-- Start of Information provided --

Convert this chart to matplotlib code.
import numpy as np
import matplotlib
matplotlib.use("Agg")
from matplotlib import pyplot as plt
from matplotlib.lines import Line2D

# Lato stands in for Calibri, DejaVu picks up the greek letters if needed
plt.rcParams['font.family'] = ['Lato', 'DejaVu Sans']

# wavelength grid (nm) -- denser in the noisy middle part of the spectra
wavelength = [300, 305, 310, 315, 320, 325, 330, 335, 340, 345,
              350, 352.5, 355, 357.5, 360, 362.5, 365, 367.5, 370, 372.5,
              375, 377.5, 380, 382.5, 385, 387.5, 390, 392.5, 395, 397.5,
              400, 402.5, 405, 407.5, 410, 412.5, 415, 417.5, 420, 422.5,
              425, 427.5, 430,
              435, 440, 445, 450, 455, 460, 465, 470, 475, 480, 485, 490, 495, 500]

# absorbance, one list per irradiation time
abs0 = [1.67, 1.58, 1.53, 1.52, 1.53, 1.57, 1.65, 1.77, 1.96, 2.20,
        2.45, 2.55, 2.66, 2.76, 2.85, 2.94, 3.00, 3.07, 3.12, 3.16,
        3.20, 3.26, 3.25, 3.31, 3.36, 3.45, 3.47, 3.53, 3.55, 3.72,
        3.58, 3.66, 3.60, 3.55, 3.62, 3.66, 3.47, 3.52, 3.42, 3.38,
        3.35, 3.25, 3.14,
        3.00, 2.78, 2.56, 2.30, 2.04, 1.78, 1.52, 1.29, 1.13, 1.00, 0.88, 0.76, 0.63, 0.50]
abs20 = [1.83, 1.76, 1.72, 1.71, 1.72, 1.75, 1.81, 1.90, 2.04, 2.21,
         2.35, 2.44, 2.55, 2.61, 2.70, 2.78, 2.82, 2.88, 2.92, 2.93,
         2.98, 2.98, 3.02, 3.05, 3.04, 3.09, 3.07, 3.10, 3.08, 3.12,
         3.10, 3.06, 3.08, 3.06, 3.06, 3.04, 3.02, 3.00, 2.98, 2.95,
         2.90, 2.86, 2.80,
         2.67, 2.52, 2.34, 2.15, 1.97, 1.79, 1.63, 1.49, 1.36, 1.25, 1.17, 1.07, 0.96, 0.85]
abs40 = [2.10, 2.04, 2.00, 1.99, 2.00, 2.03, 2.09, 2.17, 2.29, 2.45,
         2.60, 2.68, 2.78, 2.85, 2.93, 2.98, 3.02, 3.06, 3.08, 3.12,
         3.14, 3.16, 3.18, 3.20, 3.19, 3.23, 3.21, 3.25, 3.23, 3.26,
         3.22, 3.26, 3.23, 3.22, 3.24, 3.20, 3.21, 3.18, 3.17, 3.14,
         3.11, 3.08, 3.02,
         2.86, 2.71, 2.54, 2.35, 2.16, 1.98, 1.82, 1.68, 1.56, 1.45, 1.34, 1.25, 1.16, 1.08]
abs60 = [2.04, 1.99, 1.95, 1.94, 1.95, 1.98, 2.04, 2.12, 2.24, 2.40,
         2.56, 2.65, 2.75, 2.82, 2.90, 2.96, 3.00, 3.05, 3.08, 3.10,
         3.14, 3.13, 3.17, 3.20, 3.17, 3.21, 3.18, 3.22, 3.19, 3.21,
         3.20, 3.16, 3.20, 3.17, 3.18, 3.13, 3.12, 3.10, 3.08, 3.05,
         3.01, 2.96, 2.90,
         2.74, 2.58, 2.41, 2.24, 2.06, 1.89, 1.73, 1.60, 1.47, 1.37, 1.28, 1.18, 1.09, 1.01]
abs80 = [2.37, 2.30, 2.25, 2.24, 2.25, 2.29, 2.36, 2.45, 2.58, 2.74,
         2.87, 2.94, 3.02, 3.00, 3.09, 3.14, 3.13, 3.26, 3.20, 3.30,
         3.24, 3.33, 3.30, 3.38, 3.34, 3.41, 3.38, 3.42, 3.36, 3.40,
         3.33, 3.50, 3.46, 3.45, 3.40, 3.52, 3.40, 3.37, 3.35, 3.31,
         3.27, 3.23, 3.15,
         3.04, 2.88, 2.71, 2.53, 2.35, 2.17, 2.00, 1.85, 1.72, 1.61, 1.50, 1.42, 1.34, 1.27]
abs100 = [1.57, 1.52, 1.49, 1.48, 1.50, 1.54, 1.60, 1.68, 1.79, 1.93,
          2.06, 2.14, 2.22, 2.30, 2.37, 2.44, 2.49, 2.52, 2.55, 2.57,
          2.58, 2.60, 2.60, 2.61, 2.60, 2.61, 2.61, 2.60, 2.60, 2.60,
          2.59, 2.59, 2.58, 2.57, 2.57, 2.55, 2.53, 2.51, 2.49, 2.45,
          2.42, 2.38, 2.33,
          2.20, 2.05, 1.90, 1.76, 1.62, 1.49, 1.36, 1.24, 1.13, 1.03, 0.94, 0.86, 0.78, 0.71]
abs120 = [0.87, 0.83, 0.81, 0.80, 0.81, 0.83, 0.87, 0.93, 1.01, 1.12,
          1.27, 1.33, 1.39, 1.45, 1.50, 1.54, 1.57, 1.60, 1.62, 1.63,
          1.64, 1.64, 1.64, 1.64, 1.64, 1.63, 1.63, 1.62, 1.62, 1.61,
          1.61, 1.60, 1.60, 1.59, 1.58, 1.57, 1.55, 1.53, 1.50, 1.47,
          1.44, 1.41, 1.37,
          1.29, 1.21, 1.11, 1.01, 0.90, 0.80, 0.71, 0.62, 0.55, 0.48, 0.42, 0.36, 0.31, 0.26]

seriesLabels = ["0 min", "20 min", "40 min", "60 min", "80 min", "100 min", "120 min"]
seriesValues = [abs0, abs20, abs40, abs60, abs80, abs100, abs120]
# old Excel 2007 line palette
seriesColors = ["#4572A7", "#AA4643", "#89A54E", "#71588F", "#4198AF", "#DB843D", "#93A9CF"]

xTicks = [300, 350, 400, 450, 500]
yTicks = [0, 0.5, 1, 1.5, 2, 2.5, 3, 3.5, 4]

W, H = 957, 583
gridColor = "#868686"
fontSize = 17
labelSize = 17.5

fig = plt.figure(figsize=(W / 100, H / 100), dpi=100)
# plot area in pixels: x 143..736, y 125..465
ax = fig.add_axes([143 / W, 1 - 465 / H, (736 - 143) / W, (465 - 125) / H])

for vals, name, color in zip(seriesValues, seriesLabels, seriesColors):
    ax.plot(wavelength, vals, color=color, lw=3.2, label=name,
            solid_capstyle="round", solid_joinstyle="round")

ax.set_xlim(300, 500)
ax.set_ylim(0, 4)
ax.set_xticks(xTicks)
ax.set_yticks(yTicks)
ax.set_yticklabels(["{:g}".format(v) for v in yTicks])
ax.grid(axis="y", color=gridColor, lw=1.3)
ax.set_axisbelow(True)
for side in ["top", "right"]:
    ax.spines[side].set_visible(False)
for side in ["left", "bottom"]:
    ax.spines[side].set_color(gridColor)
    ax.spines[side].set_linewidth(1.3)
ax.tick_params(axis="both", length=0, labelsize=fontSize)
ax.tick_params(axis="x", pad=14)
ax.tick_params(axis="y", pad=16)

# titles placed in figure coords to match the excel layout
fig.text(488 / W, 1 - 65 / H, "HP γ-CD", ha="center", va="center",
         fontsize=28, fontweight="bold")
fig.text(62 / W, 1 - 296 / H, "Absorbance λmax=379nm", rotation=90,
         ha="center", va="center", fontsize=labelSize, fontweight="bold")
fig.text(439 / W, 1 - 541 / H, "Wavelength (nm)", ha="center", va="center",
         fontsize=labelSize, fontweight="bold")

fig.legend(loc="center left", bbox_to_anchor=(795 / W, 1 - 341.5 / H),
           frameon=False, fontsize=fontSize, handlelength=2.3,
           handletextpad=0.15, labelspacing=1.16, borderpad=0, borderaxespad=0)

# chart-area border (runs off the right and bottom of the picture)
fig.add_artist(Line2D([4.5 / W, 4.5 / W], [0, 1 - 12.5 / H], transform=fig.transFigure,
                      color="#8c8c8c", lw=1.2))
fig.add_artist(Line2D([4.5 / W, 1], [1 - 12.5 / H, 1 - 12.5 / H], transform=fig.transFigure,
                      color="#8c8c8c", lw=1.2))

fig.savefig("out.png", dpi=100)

-- End of Information provided --

**Set exercise:** Return nothing but the lines from the first line of the listing through the line with "490, 495, 500]", please, keeping every one of them unchanged.

**Task output:**
Convert this chart to matplotlib code.
import numpy as np
import matplotlib
matplotlib.use("Agg")
from matplotlib import pyplot as plt
from matplotlib.lines import Line2D

# Lato stands in for Calibri, DejaVu picks up the greek letters if needed
plt.rcParams['font.family'] = ['Lato', 'DejaVu Sans']

# wavelength grid (nm) -- denser in the noisy middle part of the spectra
wavelength = [300, 305, 310, 315, 320, 325, 330, 335, 340, 345,
              350, 352.5, 355, 357.5, 360, 362.5, 365, 367.5, 370, 372.5,
              375, 377.5, 380, 382.5, 385, 387.5, 390, 392.5, 395, 397.5,
              400, 402.5, 405, 407.5, 410, 412.5, 415, 417.5, 420, 422.5,
              425, 427.5, 430,
              435, 440, 445, 450, 455, 460, 465, 470, 475, 480, 485, 490, 495, 500]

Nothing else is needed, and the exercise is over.